TASK DIRECTIONS:
Return the lines below exactly, from the first line to the line that contains "</style></head><body>". Leave out pictures.

── DATA SECTION ──

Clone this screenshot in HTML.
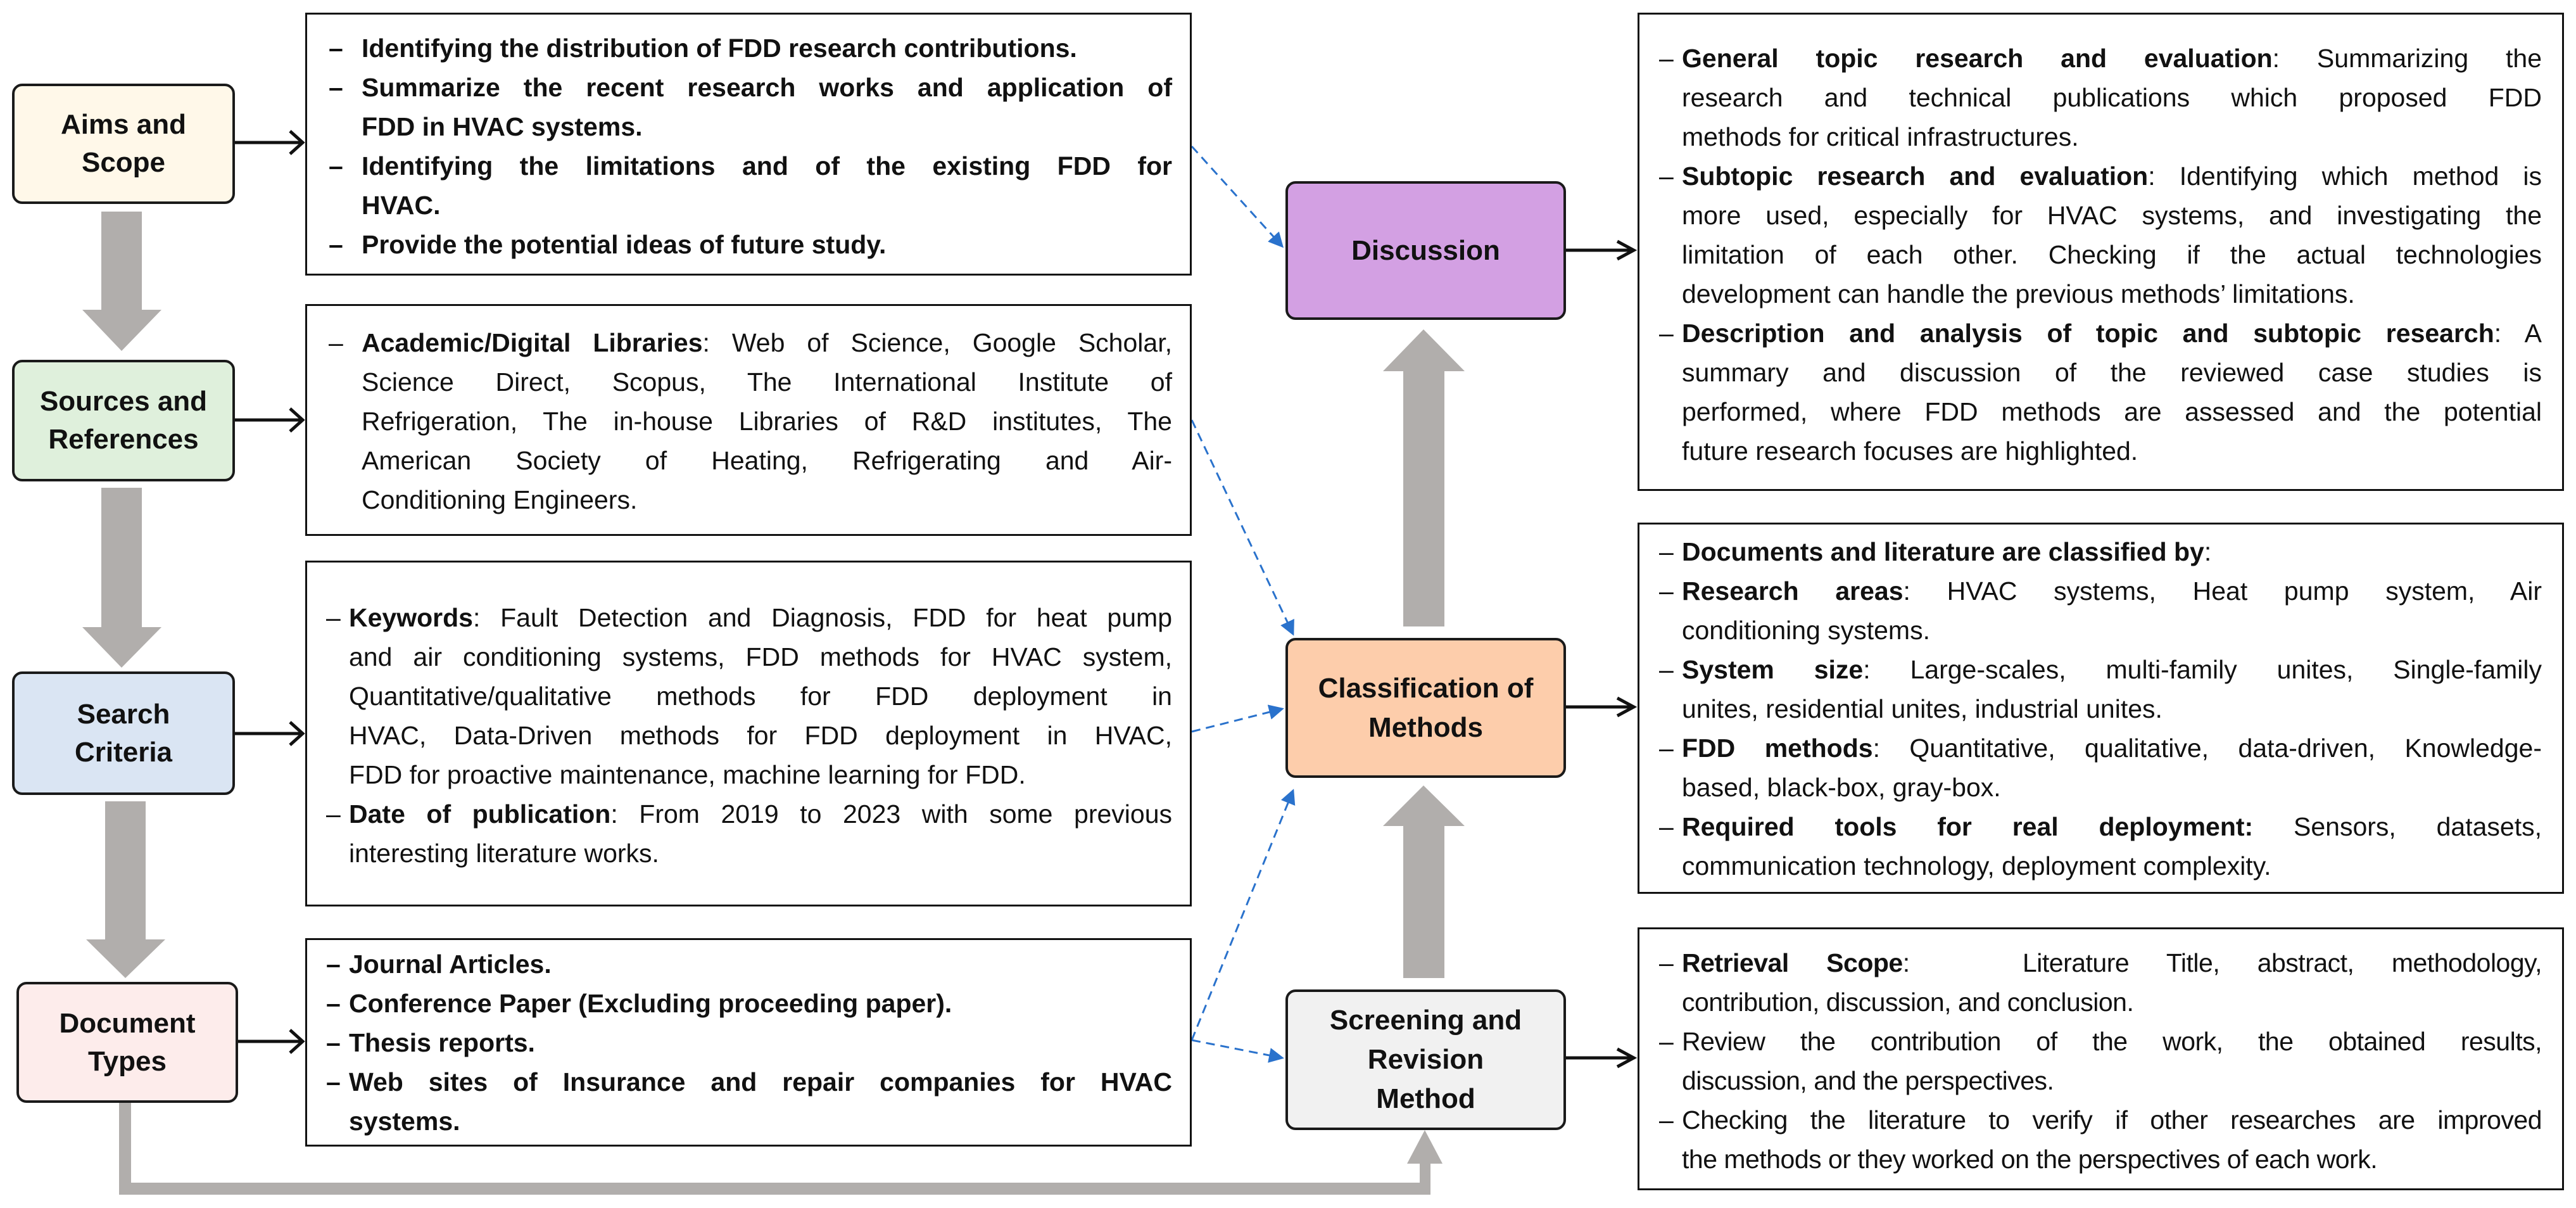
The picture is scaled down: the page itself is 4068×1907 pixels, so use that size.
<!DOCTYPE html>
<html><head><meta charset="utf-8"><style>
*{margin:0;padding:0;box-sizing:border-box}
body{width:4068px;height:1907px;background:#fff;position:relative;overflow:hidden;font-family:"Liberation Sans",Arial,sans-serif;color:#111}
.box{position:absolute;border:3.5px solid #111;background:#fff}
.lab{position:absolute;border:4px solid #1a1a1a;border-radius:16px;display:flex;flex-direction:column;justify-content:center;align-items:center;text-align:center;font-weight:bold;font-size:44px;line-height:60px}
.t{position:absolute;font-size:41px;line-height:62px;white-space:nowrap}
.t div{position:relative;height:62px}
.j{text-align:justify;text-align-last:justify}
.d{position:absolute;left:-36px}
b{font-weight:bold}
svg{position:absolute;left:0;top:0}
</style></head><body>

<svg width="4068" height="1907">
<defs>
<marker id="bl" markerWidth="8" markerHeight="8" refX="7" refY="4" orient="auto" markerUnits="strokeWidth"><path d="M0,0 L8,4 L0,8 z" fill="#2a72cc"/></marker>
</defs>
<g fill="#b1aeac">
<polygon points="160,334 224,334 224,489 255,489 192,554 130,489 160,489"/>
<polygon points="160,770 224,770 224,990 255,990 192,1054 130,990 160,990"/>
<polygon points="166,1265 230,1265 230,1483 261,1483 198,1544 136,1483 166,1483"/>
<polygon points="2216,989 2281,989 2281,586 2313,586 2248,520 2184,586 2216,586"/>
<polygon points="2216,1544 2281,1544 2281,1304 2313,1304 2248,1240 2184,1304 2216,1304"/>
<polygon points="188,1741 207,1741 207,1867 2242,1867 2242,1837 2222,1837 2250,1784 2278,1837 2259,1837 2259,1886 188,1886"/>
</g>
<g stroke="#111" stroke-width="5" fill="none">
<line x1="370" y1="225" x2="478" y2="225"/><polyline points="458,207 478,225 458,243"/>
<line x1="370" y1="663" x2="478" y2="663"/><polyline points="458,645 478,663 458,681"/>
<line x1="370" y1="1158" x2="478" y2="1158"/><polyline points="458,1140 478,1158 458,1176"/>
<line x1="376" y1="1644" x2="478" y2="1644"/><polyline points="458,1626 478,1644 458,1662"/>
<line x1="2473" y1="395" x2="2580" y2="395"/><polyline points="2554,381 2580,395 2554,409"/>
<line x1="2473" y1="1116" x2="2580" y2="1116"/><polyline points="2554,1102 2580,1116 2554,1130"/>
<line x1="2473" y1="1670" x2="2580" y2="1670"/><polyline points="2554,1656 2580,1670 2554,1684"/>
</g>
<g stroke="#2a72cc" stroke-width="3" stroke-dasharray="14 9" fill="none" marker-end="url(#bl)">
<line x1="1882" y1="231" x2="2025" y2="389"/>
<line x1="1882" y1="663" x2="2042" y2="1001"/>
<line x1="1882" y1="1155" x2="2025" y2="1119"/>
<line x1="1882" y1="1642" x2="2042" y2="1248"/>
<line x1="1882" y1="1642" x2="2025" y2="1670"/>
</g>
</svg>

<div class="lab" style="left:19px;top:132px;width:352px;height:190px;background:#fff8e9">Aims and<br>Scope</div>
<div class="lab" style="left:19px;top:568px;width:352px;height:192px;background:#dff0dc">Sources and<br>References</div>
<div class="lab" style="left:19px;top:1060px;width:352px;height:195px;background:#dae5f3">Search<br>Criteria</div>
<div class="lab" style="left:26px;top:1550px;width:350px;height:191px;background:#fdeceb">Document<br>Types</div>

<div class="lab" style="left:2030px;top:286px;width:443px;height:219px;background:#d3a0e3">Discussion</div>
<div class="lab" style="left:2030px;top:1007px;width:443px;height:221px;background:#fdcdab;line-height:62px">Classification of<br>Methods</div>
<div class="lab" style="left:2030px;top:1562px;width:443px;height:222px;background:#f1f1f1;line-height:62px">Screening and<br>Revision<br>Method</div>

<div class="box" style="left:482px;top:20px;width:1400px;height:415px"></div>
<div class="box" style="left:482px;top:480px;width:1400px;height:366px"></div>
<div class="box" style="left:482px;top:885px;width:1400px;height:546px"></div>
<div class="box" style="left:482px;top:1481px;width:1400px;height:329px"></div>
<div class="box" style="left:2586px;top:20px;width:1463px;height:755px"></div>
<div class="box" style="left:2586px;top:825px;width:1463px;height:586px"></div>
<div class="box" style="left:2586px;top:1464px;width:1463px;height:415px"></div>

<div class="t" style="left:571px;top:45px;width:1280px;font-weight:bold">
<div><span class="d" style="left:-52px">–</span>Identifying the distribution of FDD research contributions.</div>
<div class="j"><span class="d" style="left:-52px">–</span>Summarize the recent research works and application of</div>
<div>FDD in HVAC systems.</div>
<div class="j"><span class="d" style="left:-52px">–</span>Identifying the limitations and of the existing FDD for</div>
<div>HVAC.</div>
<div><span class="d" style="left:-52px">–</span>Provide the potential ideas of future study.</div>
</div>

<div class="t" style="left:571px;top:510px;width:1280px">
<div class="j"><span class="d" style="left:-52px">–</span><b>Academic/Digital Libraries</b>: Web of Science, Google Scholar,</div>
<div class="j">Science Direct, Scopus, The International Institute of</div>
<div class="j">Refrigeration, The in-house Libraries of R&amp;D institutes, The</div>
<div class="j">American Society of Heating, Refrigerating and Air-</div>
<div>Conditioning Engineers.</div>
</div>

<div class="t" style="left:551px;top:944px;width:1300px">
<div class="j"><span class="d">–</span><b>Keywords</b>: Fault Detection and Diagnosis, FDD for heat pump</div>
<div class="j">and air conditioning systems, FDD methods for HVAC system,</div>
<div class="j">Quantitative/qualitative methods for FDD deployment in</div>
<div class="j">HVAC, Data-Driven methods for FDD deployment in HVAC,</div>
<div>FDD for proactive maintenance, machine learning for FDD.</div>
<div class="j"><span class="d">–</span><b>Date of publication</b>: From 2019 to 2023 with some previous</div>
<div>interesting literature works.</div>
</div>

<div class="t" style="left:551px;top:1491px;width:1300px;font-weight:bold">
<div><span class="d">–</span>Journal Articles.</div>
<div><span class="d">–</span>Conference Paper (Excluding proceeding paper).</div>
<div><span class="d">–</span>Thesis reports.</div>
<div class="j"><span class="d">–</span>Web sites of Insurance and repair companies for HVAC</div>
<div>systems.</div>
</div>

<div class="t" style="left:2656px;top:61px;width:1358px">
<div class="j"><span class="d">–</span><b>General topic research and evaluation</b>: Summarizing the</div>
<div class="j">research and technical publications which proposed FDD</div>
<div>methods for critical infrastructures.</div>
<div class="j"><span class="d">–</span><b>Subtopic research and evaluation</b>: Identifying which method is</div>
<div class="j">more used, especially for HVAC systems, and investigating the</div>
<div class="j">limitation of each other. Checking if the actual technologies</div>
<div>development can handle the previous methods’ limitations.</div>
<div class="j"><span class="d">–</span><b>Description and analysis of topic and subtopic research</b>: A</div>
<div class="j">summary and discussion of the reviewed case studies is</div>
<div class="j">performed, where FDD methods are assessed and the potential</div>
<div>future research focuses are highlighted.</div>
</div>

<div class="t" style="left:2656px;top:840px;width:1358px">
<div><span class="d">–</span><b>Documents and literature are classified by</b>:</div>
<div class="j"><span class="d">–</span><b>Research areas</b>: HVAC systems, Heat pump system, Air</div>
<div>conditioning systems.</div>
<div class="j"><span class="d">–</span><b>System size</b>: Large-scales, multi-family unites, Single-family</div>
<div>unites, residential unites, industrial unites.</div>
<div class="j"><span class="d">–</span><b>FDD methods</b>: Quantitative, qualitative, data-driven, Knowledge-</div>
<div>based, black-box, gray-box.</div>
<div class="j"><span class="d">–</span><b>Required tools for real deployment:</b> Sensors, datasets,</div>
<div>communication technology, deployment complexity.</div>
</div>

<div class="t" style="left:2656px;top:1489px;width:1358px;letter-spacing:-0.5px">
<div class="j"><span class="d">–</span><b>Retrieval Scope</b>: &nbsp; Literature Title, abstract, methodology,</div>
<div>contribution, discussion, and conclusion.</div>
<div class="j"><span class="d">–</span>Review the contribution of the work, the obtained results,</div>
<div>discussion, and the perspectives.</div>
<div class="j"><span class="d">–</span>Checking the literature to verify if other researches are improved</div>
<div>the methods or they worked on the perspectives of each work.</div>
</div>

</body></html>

───

FINAL RESULT:
Clone this screenshot in HTML.
The picture is scaled down: the page itself is 4068×1907 pixels, so use that size.
<!DOCTYPE html>
<html><head><meta charset="utf-8"><style>
*{margin:0;padding:0;box-sizing:border-box}
body{width:4068px;height:1907px;background:#fff;position:relative;overflow:hidden;font-family:"Liberation Sans",Arial,sans-serif;color:#111}
.box{position:absolute;border:3.5px solid #111;background:#fff}
.lab{position:absolute;border:4px solid #1a1a1a;border-radius:16px;display:flex;flex-direction:column;justify-content:center;align-items:center;text-align:center;font-weight:bold;font-size:44px;line-height:60px}
.t{position:absolute;font-size:41px;line-height:62px;white-space:nowrap}
.t div{position:relative;height:62px}
.j{text-align:justify;text-align-last:justify}
.d{position:absolute;left:-36px}
b{font-weight:bold}
svg{position:absolute;left:0;top:0}
</style></head><body>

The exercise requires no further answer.